During the spring of 2001, Marc Labonte and Gail Makinen of the Congressional Research Service wrote:

In general, many economists would support the concept that lower taxes made possible through lower government spending would increase the long run sustainable rate of economic growth. There is an important distinction between this concept and a tax reduction that is almost entirely offset by lower budget surpluses rather than by lower government spending, as all recent proposals plan to do. This distinction has important consequences for national saving and private investment.

Their discussion described how the reduction in national savings could crowd out both private investment and net exports. A similar discussion was later offered by William Gale and Samara Potter. Some recent cheerleading from Lawrence Kudlow encouraged me to go back and look at shares of GDP captured by consumption, Investment (I), government purchases (G), exports (X), and imports (M).

The tax cuts did increase consumption so that its share of GDP rose from 68.65% in 2000 to 70.13% in 2004. In addition, government purchases rose from 17.6% of GDP to 18.6%. Despite all the NRO cheerleading about how investment demand has roared under the Bush fiscal regime, about half of the crowding-out came from a reduction in investment relative to GDP.

So when Kudlow says the “core economy” – defined as the sum of consumption and investment – has soared, what he really means is that not all of the crowding-out comes from a decline in the investment share. Kudlow also writes:

Headline writers and media pundits notwithstanding, the culprit for the lower-than-consensus GDP was once again higher imports (net of exports), which are really a sign of economic strength.

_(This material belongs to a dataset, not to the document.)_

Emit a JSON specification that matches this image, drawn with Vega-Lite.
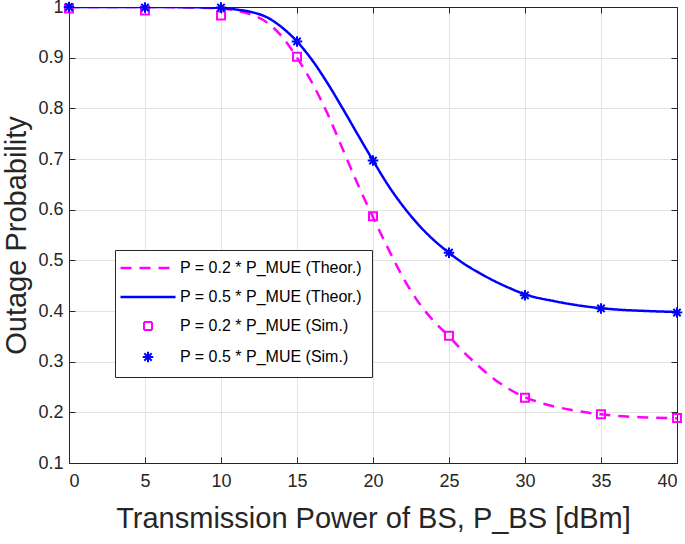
{
  "$schema": "https://vega.github.io/schema/vega-lite/v6.json",
  "width": 608,
  "height": 456,
  "autosize": {"type": "none"},
  "padding": {"left": 69, "top": 7, "right": 8, "bottom": 81},
  "background": "white",
  "config": {
    "font": "Liberation Sans",
    "view": {"stroke": null},
    "axis": {
      "labelFont": "Liberation Sans",
      "titleFont": "Liberation Sans",
      "labelColor": "#262626",
      "titleColor": "#262626",
      "domainColor": "#262626",
      "tickColor": "#262626",
      "labelFontSize": 18,
      "titleFontSize": 29,
      "titleFontWeight": "normal",
      "gridColor": "#e3e3e3",
      "gridWidth": 1,
      "tickSize": -6,
      "domainWidth": 1
    }
  },
  "datasets": {
    "theor": [
      {"x": 0, "p": 1.0, "series": "P = 0.2 * P_MUE (Theor.)"},
      {"x": 5, "p": 1.0, "series": "P = 0.2 * P_MUE (Theor.)"},
      {"x": 8, "p": 0.999, "series": "P = 0.2 * P_MUE (Theor.)"},
      {"x": 10, "p": 0.997, "series": "P = 0.2 * P_MUE (Theor.)"},
      {"x": 11, "p": 0.993, "series": "P = 0.2 * P_MUE (Theor.)"},
      {"x": 12, "p": 0.985, "series": "P = 0.2 * P_MUE (Theor.)"},
      {"x": 13, "p": 0.97, "series": "P = 0.2 * P_MUE (Theor.)"},
      {"x": 14, "p": 0.942, "series": "P = 0.2 * P_MUE (Theor.)"},
      {"x": 15, "p": 0.9, "series": "P = 0.2 * P_MUE (Theor.)"},
      {"x": 16, "p": 0.85, "series": "P = 0.2 * P_MUE (Theor.)"},
      {"x": 17, "p": 0.79, "series": "P = 0.2 * P_MUE (Theor.)"},
      {"x": 18, "p": 0.72, "series": "P = 0.2 * P_MUE (Theor.)"},
      {"x": 19, "p": 0.65, "series": "P = 0.2 * P_MUE (Theor.)"},
      {"x": 20, "p": 0.585, "series": "P = 0.2 * P_MUE (Theor.)"},
      {"x": 21, "p": 0.523, "series": "P = 0.2 * P_MUE (Theor.)"},
      {"x": 22, "p": 0.465, "series": "P = 0.2 * P_MUE (Theor.)"},
      {"x": 23, "p": 0.417, "series": "P = 0.2 * P_MUE (Theor.)"},
      {"x": 24, "p": 0.38, "series": "P = 0.2 * P_MUE (Theor.)"},
      {"x": 25, "p": 0.35, "series": "P = 0.2 * P_MUE (Theor.)"},
      {"x": 26, "p": 0.318, "series": "P = 0.2 * P_MUE (Theor.)"},
      {"x": 27, "p": 0.29, "series": "P = 0.2 * P_MUE (Theor.)"},
      {"x": 28, "p": 0.265, "series": "P = 0.2 * P_MUE (Theor.)"},
      {"x": 29, "p": 0.245, "series": "P = 0.2 * P_MUE (Theor.)"},
      {"x": 30, "p": 0.23, "series": "P = 0.2 * P_MUE (Theor.)"},
      {"x": 31, "p": 0.219, "series": "P = 0.2 * P_MUE (Theor.)"},
      {"x": 32, "p": 0.211, "series": "P = 0.2 * P_MUE (Theor.)"},
      {"x": 33, "p": 0.205, "series": "P = 0.2 * P_MUE (Theor.)"},
      {"x": 34, "p": 0.2, "series": "P = 0.2 * P_MUE (Theor.)"},
      {"x": 35, "p": 0.196, "series": "P = 0.2 * P_MUE (Theor.)"},
      {"x": 36, "p": 0.193, "series": "P = 0.2 * P_MUE (Theor.)"},
      {"x": 38, "p": 0.19, "series": "P = 0.2 * P_MUE (Theor.)"},
      {"x": 40, "p": 0.188, "series": "P = 0.2 * P_MUE (Theor.)"},
      {"x": 0, "p": 1.0, "series": "P = 0.5 * P_MUE (Theor.)"},
      {"x": 5, "p": 1.0, "series": "P = 0.5 * P_MUE (Theor.)"},
      {"x": 8, "p": 0.9995, "series": "P = 0.5 * P_MUE (Theor.)"},
      {"x": 10, "p": 0.998, "series": "P = 0.5 * P_MUE (Theor.)"},
      {"x": 11, "p": 0.995, "series": "P = 0.5 * P_MUE (Theor.)"},
      {"x": 12, "p": 0.99, "series": "P = 0.5 * P_MUE (Theor.)"},
      {"x": 13, "p": 0.98, "series": "P = 0.5 * P_MUE (Theor.)"},
      {"x": 14, "p": 0.96, "series": "P = 0.5 * P_MUE (Theor.)"},
      {"x": 15, "p": 0.932, "series": "P = 0.5 * P_MUE (Theor.)"},
      {"x": 16, "p": 0.895, "series": "P = 0.5 * P_MUE (Theor.)"},
      {"x": 17, "p": 0.85, "series": "P = 0.5 * P_MUE (Theor.)"},
      {"x": 18, "p": 0.8, "series": "P = 0.5 * P_MUE (Theor.)"},
      {"x": 19, "p": 0.748, "series": "P = 0.5 * P_MUE (Theor.)"},
      {"x": 20, "p": 0.697, "series": "P = 0.5 * P_MUE (Theor.)"},
      {"x": 21, "p": 0.648, "series": "P = 0.5 * P_MUE (Theor.)"},
      {"x": 22, "p": 0.606, "series": "P = 0.5 * P_MUE (Theor.)"},
      {"x": 23, "p": 0.57, "series": "P = 0.5 * P_MUE (Theor.)"},
      {"x": 24, "p": 0.54, "series": "P = 0.5 * P_MUE (Theor.)"},
      {"x": 25, "p": 0.515, "series": "P = 0.5 * P_MUE (Theor.)"},
      {"x": 26, "p": 0.493, "series": "P = 0.5 * P_MUE (Theor.)"},
      {"x": 27, "p": 0.475, "series": "P = 0.5 * P_MUE (Theor.)"},
      {"x": 28, "p": 0.459, "series": "P = 0.5 * P_MUE (Theor.)"},
      {"x": 29, "p": 0.445, "series": "P = 0.5 * P_MUE (Theor.)"},
      {"x": 30, "p": 0.433, "series": "P = 0.5 * P_MUE (Theor.)"},
      {"x": 32, "p": 0.419, "series": "P = 0.5 * P_MUE (Theor.)"},
      {"x": 34, "p": 0.409, "series": "P = 0.5 * P_MUE (Theor.)"},
      {"x": 36, "p": 0.403, "series": "P = 0.5 * P_MUE (Theor.)"},
      {"x": 38, "p": 0.4, "series": "P = 0.5 * P_MUE (Theor.)"},
      {"x": 40, "p": 0.398, "series": "P = 0.5 * P_MUE (Theor.)"}
    ],
    "sim": [
      {"x": 0, "p": 0.997, "series": "P = 0.2 * P_MUE (Sim.)"},
      {"x": 5, "p": 0.993, "series": "P = 0.2 * P_MUE (Sim.)"},
      {"x": 10, "p": 0.983, "series": "P = 0.2 * P_MUE (Sim.)"},
      {"x": 15, "p": 0.902, "series": "P = 0.2 * P_MUE (Sim.)"},
      {"x": 20, "p": 0.587, "series": "P = 0.2 * P_MUE (Sim.)"},
      {"x": 25, "p": 0.351, "series": "P = 0.2 * P_MUE (Sim.)"},
      {"x": 30, "p": 0.229, "series": "P = 0.2 * P_MUE (Sim.)"},
      {"x": 35, "p": 0.196, "series": "P = 0.2 * P_MUE (Sim.)"},
      {"x": 40, "p": 0.189, "series": "P = 0.2 * P_MUE (Sim.)"},
      {"x": 0, "p": 1.0, "series": "P = 0.5 * P_MUE (Sim.)"},
      {"x": 5, "p": 0.999, "series": "P = 0.5 * P_MUE (Sim.)"},
      {"x": 10, "p": 0.999, "series": "P = 0.5 * P_MUE (Sim.)"},
      {"x": 15, "p": 0.932, "series": "P = 0.5 * P_MUE (Sim.)"},
      {"x": 20, "p": 0.697, "series": "P = 0.5 * P_MUE (Sim.)"},
      {"x": 25, "p": 0.515, "series": "P = 0.5 * P_MUE (Sim.)"},
      {"x": 30, "p": 0.431, "series": "P = 0.5 * P_MUE (Sim.)"},
      {"x": 35, "p": 0.405, "series": "P = 0.5 * P_MUE (Sim.)"},
      {"x": 40, "p": 0.397, "series": "P = 0.5 * P_MUE (Sim.)"}
    ]
  },
  "resolve": {"axis": {"x": "independent", "y": "independent"}},
  "layer": [
    {
      "data": {"name": "theor"},
      "mark": {"type": "line", "strokeWidth": 2.5, "interpolate": "monotone", "clip": true},
      "encoding": {
        "x": {"field": "x", "type": "quantitative",
          "scale": {"domain": [0, 40], "nice": false, "zero": false},
          "axis": {"values": [0,5,10,15,20,25,30,35,40], "title": "Transmission Power of BS, P_BS [dBm]", "labelPadding": 15, "titlePadding": 14, "grid": true}},
        "y": {"field": "p", "type": "quantitative",
          "scale": {"domain": [0.1, 1], "nice": false, "zero": false},
          "axis": {"values": [0.1,0.2,0.3,0.4,0.5,0.6,0.7,0.8,0.9,1], "format": ".1~f", "title": "Outage Probability", "labelPadding": 12, "titlePadding": 6, "grid": true}},
        "color": {"field": "series", "type": "nominal",
          "scale": {"domain": ["P = 0.2 * P_MUE (Theor.)", "P = 0.5 * P_MUE (Theor.)", "P = 0.2 * P_MUE (Sim.)", "P = 0.5 * P_MUE (Sim.)"],
                    "range": ["#FF00FF", "#0000FF", "#FF00FF", "#0000FF"]},
          "legend": {
            "title": null,
            "orient": "none",
            "legendX": 46,
            "legendY": 243,
            "labelFont": "Liberation Sans",
            "labelFontSize": 16,
            "labelColor": "#000000",
            "labelLimit": 400,
            "labelOffset": 24,
            "symbolOffset": 15,
            "symbolSize": 3025,
            "rowPadding": 13,
            "padding": 10,
            "strokeColor": "#262626",
            "fillColor": "white",
            "symbolStrokeWidth": 2.5,
            "encode": {
              "symbols": {
                "update": {
                  "shape": {"signal": "datum.index < 2 ? 'M-1,0H1' : (datum.index == 2 ? 'square' : 'M-1,0L1,0M0,-1L0,1M-0.7,-0.7L0.7,0.7M-0.7,0.7L0.7,-0.7')"},
                  "size": {"signal": "datum.index < 2 ? 3025 : (datum.index == 2 ? 64 : 110)"},
                  "stroke": {"signal": "datum.index % 2 == 0 ? '#FF00FF' : '#0000FF'"},
                  "fill": {"signal": "'transparent'"},
                  "strokeDash": {"signal": "datum.index == 0 ? [11, 8] : [1, 0]"},
                  "strokeWidth": {"signal": "datum.index < 2 ? 2.5 : 2"},
                  "opacity": {"value": 1}
                }
              }
            }
          }},
        "strokeDash": {"field": "series", "type": "nominal",
          "scale": {"domain": ["P = 0.2 * P_MUE (Theor.)", "P = 0.5 * P_MUE (Theor.)"], "range": [[11, 8], [1, 0]]},
          "legend": null}
      }
    },
    {
      "data": {"name": "sim"},
      "mark": {"type": "point", "filled": false, "strokeWidth": 2, "opacity": 1, "clip": false},
      "encoding": {
        "x": {"field": "x", "type": "quantitative", "axis": null},
        "y": {"field": "p", "type": "quantitative", "axis": null},
        "color": {"field": "series", "type": "nominal"},
        "shape": {"field": "series", "type": "nominal",
          "scale": {"domain": ["P = 0.2 * P_MUE (Sim.)", "P = 0.5 * P_MUE (Sim.)"],
                    "range": ["square", "M-1,0L1,0M0,-1L0,1M-0.7,-0.7L0.7,0.7M-0.7,0.7L0.7,-0.7"]},
          "legend": null},
        "size": {"field": "series", "type": "nominal",
          "scale": {"domain": ["P = 0.2 * P_MUE (Sim.)", "P = 0.5 * P_MUE (Sim.)"], "range": [64, 110]},
          "legend": null}
      }
    },
    {
      "data": {"name": "sim"},
      "mark": {"type": "point", "opacity": 0},
      "encoding": {
        "x": {"field": "x", "type": "quantitative",
          "axis": {"orient": "top", "values": [0,5,10,15,20,25,30,35,40], "labels": false, "title": null, "grid": false}},
        "y": {"field": "p", "type": "quantitative",
          "axis": {"orient": "right", "values": [0.1,0.2,0.3,0.4,0.5,0.6,0.7,0.8,0.9,1], "labels": false, "title": null, "grid": false}}
      }
    }
  ]
}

Imports as a share of GDP were only slightly higher in 2004 than they were in 2000. The rise in the trade balance deficit is mainly from a fall in exports as a share of GDP, which were 11.2% in 2000 but only 10% in 2004. I’m wondering if Kudlow might offer an explanation to the companies that export American products why they are not part of the “core economy”. But it looks like the predictions of the Congressional Research Service economists, William Gale, and Samara Potter were right on the money.